» **Goal**:
Show every line in the entries below where the word "file" appears.

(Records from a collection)
-- Begin --
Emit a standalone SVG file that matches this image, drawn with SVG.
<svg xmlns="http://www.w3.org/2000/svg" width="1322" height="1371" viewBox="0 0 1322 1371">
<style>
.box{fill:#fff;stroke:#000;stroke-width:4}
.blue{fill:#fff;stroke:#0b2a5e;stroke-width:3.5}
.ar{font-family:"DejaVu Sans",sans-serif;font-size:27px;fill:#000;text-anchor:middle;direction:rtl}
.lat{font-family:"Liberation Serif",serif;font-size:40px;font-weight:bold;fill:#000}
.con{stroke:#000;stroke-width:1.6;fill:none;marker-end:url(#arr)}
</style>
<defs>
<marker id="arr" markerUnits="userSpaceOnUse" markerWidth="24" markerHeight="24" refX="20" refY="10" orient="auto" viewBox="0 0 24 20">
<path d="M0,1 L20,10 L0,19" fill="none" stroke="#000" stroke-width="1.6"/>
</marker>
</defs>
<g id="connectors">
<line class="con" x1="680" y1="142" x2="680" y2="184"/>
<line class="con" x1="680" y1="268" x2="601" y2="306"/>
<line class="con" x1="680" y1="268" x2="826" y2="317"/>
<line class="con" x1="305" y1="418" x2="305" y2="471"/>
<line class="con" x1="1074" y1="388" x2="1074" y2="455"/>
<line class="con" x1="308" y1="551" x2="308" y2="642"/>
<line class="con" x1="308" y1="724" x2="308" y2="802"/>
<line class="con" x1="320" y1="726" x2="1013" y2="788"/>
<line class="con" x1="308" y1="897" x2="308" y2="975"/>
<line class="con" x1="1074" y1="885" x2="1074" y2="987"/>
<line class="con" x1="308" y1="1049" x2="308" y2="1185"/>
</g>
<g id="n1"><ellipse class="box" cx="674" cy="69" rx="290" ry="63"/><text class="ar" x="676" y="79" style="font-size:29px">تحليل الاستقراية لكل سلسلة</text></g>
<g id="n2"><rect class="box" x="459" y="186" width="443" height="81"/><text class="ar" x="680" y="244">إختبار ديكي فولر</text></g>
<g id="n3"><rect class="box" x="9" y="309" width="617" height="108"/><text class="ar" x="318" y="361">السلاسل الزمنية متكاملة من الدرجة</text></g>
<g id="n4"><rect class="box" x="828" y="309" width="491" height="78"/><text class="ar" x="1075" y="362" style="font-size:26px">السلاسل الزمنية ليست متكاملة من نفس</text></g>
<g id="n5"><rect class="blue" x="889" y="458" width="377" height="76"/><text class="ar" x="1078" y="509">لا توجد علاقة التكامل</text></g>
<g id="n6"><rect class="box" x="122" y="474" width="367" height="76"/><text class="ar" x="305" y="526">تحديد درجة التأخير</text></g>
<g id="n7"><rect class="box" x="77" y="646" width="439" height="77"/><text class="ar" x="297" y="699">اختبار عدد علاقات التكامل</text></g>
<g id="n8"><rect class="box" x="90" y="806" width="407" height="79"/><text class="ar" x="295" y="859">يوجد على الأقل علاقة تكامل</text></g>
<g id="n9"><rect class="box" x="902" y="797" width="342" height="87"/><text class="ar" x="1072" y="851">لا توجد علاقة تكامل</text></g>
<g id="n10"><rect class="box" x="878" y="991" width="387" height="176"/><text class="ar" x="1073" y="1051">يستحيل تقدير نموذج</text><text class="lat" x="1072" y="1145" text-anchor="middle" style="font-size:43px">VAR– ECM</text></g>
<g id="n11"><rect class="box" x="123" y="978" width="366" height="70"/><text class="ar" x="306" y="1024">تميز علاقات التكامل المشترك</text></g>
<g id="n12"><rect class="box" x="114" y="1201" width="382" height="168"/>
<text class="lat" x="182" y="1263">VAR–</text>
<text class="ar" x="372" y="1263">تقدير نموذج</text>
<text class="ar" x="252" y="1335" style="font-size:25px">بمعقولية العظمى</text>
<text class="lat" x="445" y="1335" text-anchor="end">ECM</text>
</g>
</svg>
-- End --
-- Begin --
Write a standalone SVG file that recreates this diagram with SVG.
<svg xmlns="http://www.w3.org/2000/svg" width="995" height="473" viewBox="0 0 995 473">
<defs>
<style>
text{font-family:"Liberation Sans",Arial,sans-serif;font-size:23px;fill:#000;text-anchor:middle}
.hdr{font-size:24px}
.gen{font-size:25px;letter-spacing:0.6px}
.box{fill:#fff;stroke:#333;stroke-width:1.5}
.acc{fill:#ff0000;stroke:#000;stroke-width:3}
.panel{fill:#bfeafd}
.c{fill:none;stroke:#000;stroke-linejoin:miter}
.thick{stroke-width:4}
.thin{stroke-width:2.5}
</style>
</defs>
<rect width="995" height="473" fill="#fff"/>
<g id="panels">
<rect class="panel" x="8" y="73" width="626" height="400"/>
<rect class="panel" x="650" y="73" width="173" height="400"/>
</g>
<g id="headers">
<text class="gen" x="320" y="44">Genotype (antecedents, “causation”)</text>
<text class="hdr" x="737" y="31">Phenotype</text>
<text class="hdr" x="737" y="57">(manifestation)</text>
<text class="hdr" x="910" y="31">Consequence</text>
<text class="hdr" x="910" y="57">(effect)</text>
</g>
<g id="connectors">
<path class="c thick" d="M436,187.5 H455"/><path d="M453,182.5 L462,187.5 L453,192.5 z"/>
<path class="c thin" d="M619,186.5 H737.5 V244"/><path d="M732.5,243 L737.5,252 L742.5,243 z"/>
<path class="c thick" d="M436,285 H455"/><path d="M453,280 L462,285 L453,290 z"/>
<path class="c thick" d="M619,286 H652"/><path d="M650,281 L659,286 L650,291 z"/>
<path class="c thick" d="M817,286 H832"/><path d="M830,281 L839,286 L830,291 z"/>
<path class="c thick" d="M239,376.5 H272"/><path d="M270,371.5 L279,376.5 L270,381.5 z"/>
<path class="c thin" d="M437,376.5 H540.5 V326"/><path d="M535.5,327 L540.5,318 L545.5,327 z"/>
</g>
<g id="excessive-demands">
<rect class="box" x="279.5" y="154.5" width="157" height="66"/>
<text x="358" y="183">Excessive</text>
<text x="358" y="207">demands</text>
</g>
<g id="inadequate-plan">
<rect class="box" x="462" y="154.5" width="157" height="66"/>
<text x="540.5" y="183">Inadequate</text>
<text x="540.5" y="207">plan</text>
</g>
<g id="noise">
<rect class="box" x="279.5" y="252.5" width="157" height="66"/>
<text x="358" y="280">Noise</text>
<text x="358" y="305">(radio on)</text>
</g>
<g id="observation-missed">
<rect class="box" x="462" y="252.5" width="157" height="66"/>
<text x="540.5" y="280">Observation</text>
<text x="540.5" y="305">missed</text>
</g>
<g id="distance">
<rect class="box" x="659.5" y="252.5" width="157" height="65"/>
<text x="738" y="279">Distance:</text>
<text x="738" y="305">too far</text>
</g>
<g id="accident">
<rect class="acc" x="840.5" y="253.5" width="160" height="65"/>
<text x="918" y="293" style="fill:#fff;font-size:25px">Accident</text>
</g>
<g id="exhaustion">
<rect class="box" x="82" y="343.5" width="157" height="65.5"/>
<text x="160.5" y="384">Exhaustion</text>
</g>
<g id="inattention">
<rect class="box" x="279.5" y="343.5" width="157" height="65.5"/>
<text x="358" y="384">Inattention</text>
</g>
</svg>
-- End --
» **Solution to the exercise**:
Emit a standalone SVG file that matches this image, drawn with SVG.
Write a standalone SVG file that recreates this diagram with SVG.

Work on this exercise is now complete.